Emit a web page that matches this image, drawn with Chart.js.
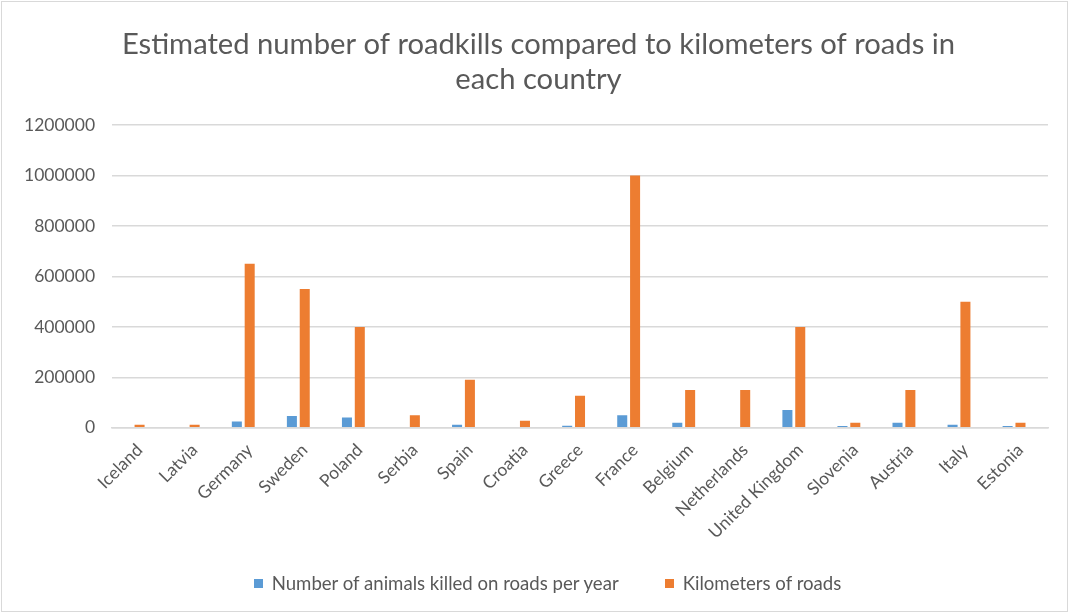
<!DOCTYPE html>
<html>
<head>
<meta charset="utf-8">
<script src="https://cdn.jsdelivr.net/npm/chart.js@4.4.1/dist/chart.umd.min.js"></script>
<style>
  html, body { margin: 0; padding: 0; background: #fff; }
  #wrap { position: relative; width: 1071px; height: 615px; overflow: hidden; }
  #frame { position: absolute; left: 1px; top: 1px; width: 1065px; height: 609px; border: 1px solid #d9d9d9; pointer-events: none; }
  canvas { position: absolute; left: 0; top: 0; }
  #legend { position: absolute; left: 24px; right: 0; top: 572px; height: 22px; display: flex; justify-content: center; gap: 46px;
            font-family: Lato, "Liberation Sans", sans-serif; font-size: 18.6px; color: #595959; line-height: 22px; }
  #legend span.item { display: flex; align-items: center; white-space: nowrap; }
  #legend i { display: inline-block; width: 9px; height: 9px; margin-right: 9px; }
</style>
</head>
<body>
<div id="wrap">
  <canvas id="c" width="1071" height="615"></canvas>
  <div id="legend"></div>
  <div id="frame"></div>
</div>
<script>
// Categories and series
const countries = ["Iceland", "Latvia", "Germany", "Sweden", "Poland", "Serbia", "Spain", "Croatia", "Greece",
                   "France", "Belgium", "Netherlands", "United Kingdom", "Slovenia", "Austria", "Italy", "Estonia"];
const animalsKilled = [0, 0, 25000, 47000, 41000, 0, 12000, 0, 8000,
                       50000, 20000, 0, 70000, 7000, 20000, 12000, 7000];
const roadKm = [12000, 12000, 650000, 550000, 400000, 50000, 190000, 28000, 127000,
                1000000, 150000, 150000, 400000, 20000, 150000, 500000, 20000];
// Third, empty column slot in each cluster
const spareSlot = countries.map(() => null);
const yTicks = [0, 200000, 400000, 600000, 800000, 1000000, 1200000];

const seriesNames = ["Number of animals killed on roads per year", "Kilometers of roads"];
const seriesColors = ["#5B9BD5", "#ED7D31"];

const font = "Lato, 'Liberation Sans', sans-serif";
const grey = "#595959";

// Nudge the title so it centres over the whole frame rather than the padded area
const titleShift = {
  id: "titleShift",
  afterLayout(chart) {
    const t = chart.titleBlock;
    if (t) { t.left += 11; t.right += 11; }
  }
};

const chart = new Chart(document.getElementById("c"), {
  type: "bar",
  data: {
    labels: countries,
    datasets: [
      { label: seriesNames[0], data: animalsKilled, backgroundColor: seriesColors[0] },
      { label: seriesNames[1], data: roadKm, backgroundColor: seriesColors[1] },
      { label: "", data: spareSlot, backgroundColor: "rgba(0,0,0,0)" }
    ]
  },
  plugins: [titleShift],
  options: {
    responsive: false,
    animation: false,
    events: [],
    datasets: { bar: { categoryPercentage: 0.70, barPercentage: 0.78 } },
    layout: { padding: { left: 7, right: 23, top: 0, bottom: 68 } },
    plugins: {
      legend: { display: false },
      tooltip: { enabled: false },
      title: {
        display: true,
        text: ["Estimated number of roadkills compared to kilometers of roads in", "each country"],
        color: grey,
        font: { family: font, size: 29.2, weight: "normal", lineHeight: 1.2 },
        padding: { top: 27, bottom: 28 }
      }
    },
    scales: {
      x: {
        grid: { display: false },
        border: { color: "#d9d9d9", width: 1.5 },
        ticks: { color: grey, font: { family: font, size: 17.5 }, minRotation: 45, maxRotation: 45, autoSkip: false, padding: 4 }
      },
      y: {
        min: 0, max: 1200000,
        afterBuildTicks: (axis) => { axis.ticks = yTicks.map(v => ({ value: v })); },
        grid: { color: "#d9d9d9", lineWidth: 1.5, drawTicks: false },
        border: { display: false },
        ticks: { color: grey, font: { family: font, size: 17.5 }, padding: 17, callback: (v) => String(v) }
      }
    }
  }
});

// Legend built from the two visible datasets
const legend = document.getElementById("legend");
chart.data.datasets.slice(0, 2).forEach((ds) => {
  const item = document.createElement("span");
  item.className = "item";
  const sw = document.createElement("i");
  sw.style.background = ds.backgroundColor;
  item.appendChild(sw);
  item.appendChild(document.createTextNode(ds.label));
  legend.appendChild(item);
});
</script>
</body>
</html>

## Problem to work on
All of the material above should be reproduced exactly, except the pictures.

## Solution for this problem
Emit a web page that matches this image, drawn with Chart.js.
<!DOCTYPE html>
<html>
<head>
<meta charset="utf-8">
<script src="https://cdn.jsdelivr.net/npm/chart.js@4.4.1/dist/chart.umd.min.js"></script>
<style>
  html, body { margin: 0; padding: 0; background: #fff; }
  #wrap { position: relative; width: 1071px; height: 615px; overflow: hidden; }
  #frame { position: absolute; left: 1px; top: 1px; width: 1065px; height: 609px; border: 1px solid #d9d9d9; pointer-events: none; }
  canvas { position: absolute; left: 0; top: 0; }
  #legend { position: absolute; left: 24px; right: 0; top: 572px; height: 22px; display: flex; justify-content: center; gap: 46px;
            font-family: Lato, "Liberation Sans", sans-serif; font-size: 18.6px; color: #595959; line-height: 22px; }
  #legend span.item { display: flex; align-items: center; white-space: nowrap; }
  #legend i { display: inline-block; width: 9px; height: 9px; margin-right: 9px; }
</style>
</head>
<body>
<div id="wrap">
  <canvas id="c" width="1071" height="615"></canvas>
  <div id="legend"></div>
  <div id="frame"></div>
</div>
<script>
// Categories and series
const countries = ["Iceland", "Latvia", "Germany", "Sweden", "Poland", "Serbia", "Spain", "Croatia", "Greece",
                   "France", "Belgium", "Netherlands", "United Kingdom", "Slovenia", "Austria", "Italy", "Estonia"];
const animalsKilled = [0, 0, 25000, 47000, 41000, 0, 12000, 0, 8000,
                       50000, 20000, 0, 70000, 7000, 20000, 12000, 7000];
const roadKm = [12000, 12000, 650000, 550000, 400000, 50000, 190000, 28000, 127000,
                1000000, 150000, 150000, 400000, 20000, 150000, 500000, 20000];
// Third, empty column slot in each cluster
const spareSlot = countries.map(() => null);
const yTicks = [0, 200000, 400000, 600000, 800000, 1000000, 1200000];

const seriesNames = ["Number of animals killed on roads per year", "Kilometers of roads"];
const seriesColors = ["#5B9BD5", "#ED7D31"];

const font = "Lato, 'Liberation Sans', sans-serif";
const grey = "#595959";

// Nudge the title so it centres over the whole frame rather than the padded area
const titleShift = {
  id: "titleShift",
  afterLayout(chart) {
    const t = chart.titleBlock;
    if (t) { t.left += 11; t.right += 11; }
  }
};

const chart = new Chart(document.getElementById("c"), {
  type: "bar",
  data: {
    labels: countries,
    datasets: [
      { label: seriesNames[0], data: animalsKilled, backgroundColor: seriesColors[0] },
      { label: seriesNames[1], data: roadKm, backgroundColor: seriesColors[1] },
      { label: "", data: spareSlot, backgroundColor: "rgba(0,0,0,0)" }
    ]
  },
  plugins: [titleShift],
  options: {
    responsive: false,
    animation: false,
    events: [],
    datasets: { bar: { categoryPercentage: 0.70, barPercentage: 0.78 } },
    layout: { padding: { left: 7, right: 23, top: 0, bottom: 68 } },
    plugins: {
      legend: { display: false },
      tooltip: { enabled: false },
      title: {
        display: true,
        text: ["Estimated number of roadkills compared to kilometers of roads in", "each country"],
        color: grey,
        font: { family: font, size: 29.2, weight: "normal", lineHeight: 1.2 },
        padding: { top: 27, bottom: 28 }
      }
    },
    scales: {
      x: {
        grid: { display: false },
        border: { color: "#d9d9d9", width: 1.5 },
        ticks: { color: grey, font: { family: font, size: 17.5 }, minRotation: 45, maxRotation: 45, autoSkip: false, padding: 4 }
      },
      y: {
        min: 0, max: 1200000,
        afterBuildTicks: (axis) => { axis.ticks = yTicks.map(v => ({ value: v })); },
        grid: { color: "#d9d9d9", lineWidth: 1.5, drawTicks: false },
        border: { display: false },
        ticks: { color: grey, font: { family: font, size: 17.5 }, padding: 17, callback: (v) => String(v) }
      }
    }
  }
});

// Legend built from the two visible datasets
const legend = document.getElementById("legend");
chart.data.datasets.slice(0, 2).forEach((ds) => {
  const item = document.createElement("span");
  item.className = "item";
  const sw = document.createElement("i");
  sw.style.background = ds.backgroundColor;
  item.appendChild(sw);
  item.appendChild(document.createTextNode(ds.label));
  legend.appendChild(item);
});
</script>
</body>
</html>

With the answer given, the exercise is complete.